§ **Your objective**
Look through the material below and give the number of lines holding "this", with no other words.

§ **Material shown**
══════
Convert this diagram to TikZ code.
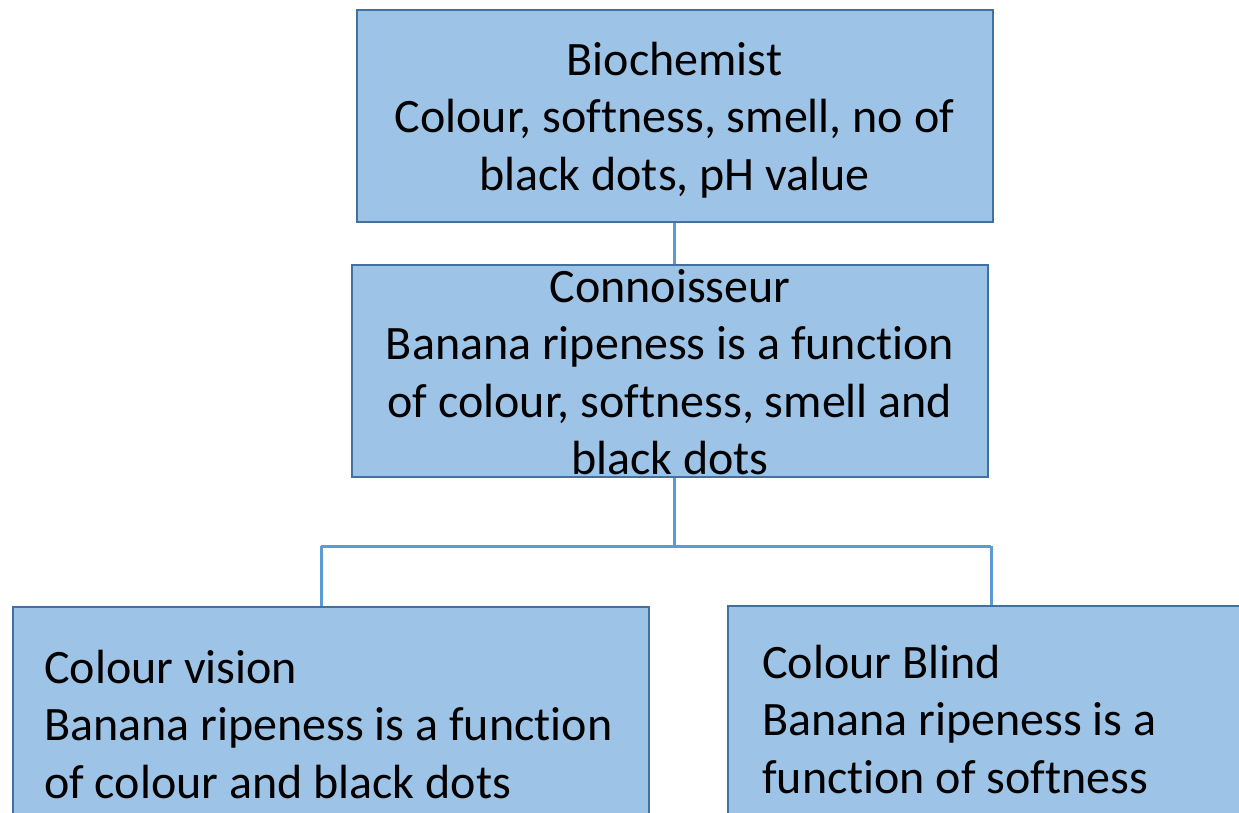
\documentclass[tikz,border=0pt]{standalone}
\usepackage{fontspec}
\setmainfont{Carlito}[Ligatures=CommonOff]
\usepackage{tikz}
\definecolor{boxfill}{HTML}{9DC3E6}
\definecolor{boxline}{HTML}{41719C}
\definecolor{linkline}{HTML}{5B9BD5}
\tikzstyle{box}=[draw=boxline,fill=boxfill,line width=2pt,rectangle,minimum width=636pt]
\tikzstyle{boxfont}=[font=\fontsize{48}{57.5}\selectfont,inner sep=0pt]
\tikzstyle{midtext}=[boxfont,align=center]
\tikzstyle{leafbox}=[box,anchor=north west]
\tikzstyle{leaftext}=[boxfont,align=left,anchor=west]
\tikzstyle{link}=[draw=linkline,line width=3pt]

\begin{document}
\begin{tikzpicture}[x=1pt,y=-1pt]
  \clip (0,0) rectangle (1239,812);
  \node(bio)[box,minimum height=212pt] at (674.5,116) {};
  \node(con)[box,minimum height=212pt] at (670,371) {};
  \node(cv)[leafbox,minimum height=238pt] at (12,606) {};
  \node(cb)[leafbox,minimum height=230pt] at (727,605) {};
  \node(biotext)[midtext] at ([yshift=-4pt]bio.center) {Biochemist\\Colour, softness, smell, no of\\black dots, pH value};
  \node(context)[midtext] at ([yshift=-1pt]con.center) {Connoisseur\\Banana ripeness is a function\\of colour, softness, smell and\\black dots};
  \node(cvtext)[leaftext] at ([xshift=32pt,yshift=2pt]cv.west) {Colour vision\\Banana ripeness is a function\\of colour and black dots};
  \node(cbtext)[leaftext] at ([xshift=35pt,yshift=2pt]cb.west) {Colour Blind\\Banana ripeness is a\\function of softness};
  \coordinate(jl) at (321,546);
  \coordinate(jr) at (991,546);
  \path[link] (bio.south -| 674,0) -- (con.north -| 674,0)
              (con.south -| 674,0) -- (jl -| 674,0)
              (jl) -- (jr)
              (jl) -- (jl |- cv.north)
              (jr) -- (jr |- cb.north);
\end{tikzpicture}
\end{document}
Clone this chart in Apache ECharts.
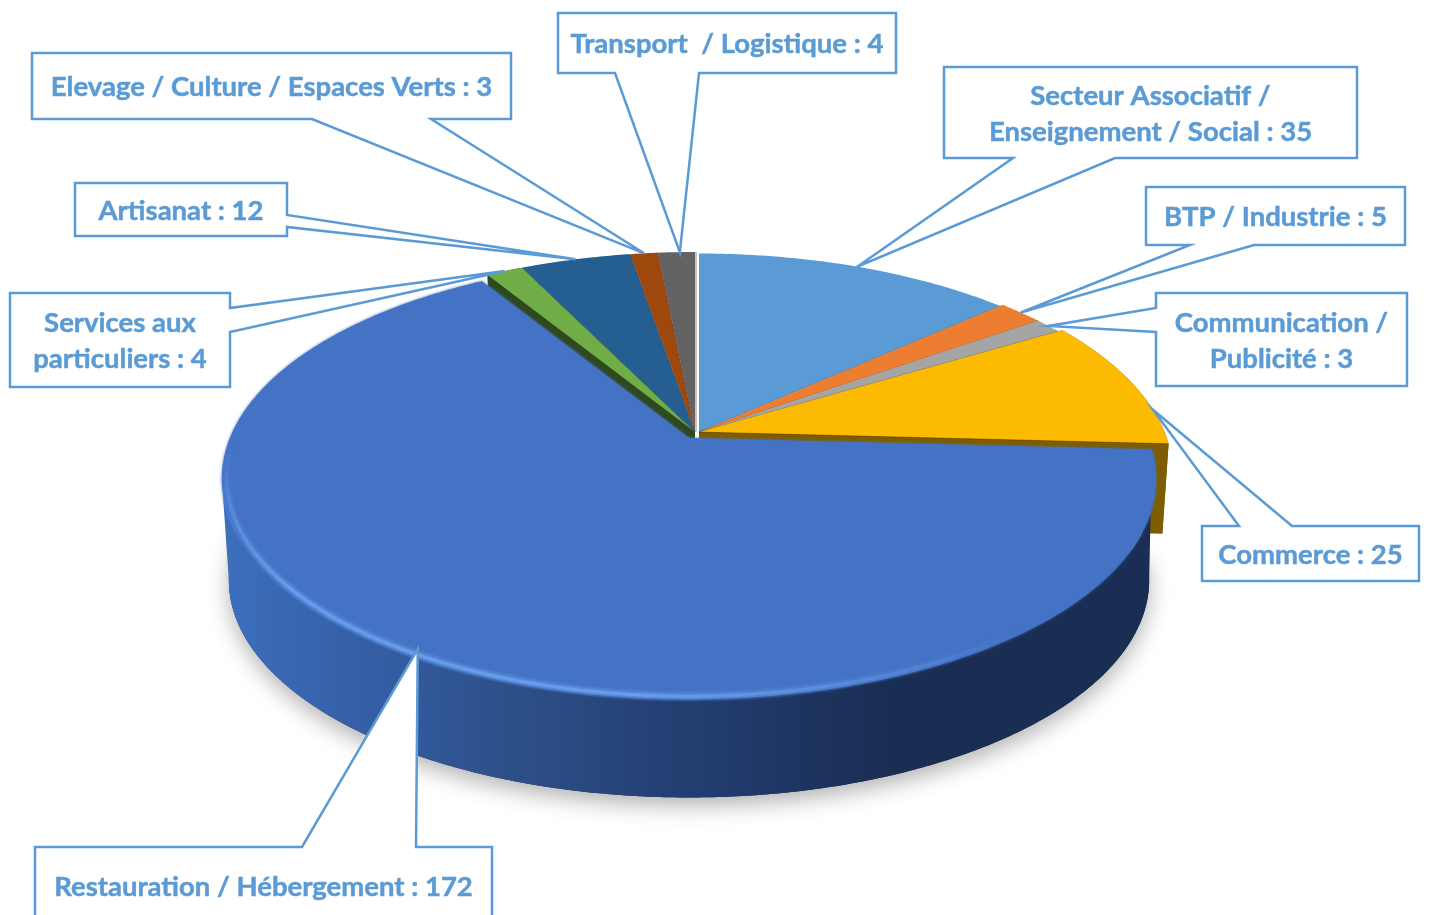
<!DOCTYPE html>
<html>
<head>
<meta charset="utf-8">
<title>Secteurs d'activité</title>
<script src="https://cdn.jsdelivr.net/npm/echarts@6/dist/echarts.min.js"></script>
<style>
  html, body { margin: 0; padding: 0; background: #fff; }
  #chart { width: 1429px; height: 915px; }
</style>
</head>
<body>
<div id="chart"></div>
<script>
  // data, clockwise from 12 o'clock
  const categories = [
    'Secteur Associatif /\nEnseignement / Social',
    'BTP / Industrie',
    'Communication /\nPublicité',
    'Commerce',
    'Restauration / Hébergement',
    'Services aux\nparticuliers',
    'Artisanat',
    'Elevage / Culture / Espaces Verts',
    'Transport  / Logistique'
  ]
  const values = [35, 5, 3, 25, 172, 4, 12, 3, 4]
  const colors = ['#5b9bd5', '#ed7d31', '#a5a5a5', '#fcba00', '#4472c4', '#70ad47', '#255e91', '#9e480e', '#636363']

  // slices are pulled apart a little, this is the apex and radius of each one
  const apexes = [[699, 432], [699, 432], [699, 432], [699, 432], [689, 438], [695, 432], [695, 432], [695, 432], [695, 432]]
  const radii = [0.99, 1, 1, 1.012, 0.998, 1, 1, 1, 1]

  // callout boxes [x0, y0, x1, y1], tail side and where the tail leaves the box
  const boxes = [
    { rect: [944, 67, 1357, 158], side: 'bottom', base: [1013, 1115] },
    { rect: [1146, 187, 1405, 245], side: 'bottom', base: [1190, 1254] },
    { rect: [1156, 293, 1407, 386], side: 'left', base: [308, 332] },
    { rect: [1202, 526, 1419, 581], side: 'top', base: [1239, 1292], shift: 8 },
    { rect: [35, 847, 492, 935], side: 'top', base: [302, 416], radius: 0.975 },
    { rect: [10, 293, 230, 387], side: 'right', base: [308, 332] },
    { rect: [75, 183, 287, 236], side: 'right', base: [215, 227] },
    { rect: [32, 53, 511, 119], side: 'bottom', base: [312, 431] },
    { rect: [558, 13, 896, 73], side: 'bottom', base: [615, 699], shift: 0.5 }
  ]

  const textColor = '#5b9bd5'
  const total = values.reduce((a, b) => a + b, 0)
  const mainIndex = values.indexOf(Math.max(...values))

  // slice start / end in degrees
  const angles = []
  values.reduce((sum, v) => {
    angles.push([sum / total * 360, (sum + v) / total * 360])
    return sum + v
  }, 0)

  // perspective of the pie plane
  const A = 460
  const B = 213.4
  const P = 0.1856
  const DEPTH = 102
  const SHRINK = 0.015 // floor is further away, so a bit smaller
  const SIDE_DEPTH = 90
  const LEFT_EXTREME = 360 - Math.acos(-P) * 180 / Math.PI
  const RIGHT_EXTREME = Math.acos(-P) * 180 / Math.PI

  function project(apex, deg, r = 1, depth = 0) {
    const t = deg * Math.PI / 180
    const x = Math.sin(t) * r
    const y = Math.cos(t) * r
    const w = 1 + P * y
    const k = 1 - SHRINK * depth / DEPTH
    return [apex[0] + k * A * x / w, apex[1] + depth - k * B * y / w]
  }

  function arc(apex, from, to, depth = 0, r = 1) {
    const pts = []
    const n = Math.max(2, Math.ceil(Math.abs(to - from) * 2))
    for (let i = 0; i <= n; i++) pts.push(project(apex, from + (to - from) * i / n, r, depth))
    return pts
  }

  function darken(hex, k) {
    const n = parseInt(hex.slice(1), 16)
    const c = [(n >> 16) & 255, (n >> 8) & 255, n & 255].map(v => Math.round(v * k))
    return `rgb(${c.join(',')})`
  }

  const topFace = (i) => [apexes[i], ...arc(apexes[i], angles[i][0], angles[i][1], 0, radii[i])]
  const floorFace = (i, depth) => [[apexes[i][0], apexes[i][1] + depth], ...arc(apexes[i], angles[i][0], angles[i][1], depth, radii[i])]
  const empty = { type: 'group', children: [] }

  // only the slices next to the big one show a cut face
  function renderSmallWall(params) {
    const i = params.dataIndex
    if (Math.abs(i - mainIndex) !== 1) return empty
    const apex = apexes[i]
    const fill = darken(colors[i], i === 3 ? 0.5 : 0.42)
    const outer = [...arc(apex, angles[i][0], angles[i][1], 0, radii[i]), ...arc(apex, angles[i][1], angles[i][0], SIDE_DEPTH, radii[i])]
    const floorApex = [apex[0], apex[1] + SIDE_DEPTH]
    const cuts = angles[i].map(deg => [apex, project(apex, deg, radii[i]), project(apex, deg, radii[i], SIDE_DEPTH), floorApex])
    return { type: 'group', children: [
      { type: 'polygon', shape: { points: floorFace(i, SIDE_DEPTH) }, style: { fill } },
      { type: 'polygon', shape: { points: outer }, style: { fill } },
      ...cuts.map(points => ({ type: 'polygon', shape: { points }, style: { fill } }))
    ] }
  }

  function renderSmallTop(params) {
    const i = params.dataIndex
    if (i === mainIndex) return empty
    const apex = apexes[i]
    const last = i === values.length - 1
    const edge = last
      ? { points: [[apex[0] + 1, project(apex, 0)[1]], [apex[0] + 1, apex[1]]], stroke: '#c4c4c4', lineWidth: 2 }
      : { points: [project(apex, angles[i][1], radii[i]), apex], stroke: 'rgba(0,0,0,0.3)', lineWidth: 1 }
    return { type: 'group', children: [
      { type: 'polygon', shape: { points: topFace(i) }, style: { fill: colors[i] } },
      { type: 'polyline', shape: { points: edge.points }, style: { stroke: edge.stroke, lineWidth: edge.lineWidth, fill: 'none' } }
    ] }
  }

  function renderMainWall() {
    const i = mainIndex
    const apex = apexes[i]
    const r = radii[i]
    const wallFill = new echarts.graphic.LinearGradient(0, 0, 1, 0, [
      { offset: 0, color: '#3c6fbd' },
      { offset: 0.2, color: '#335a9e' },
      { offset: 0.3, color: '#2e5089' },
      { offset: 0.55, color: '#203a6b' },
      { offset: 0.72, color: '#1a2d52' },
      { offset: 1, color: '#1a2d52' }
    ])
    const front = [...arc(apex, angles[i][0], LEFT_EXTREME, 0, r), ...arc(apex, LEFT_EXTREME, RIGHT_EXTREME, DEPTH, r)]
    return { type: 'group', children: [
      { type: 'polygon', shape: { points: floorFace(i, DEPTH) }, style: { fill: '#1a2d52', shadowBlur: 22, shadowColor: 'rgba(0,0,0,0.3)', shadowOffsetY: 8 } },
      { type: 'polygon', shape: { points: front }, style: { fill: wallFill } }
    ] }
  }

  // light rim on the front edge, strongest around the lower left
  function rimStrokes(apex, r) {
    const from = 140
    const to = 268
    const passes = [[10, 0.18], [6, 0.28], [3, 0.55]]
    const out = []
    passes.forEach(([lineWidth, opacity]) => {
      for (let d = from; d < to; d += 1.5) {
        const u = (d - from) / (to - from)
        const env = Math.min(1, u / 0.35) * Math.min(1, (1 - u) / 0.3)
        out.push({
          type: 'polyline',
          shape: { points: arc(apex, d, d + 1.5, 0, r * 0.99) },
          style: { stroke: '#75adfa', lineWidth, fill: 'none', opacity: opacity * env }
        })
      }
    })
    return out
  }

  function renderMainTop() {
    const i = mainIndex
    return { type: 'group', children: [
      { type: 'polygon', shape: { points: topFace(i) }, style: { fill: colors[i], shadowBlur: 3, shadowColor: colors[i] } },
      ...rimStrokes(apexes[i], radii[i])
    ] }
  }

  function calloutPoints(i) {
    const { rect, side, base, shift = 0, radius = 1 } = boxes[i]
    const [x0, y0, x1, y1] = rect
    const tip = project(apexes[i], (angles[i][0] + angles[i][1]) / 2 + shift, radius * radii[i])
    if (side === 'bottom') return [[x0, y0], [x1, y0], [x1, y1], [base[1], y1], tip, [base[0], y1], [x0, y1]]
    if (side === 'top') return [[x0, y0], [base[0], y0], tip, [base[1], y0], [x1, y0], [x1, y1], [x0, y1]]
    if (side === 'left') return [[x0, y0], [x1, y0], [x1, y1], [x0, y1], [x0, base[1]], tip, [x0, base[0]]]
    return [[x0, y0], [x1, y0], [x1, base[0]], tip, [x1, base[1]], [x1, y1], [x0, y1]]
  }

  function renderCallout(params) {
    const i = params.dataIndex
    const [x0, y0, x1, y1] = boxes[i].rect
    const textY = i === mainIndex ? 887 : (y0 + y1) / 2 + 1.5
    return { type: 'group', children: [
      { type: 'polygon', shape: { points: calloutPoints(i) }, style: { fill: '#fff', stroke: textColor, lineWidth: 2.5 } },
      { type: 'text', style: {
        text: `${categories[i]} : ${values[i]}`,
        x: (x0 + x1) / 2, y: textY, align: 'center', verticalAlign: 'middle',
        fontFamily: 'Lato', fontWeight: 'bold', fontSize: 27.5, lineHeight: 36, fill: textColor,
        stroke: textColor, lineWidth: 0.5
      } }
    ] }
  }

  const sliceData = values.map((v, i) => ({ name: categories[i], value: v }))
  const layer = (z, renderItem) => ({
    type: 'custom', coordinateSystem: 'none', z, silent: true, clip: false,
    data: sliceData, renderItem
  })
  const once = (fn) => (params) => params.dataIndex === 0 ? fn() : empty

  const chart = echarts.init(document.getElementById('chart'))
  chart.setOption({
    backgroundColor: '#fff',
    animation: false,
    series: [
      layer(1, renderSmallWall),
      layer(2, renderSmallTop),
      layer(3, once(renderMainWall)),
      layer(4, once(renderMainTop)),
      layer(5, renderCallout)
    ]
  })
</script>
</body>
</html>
══════
§ **The response**
3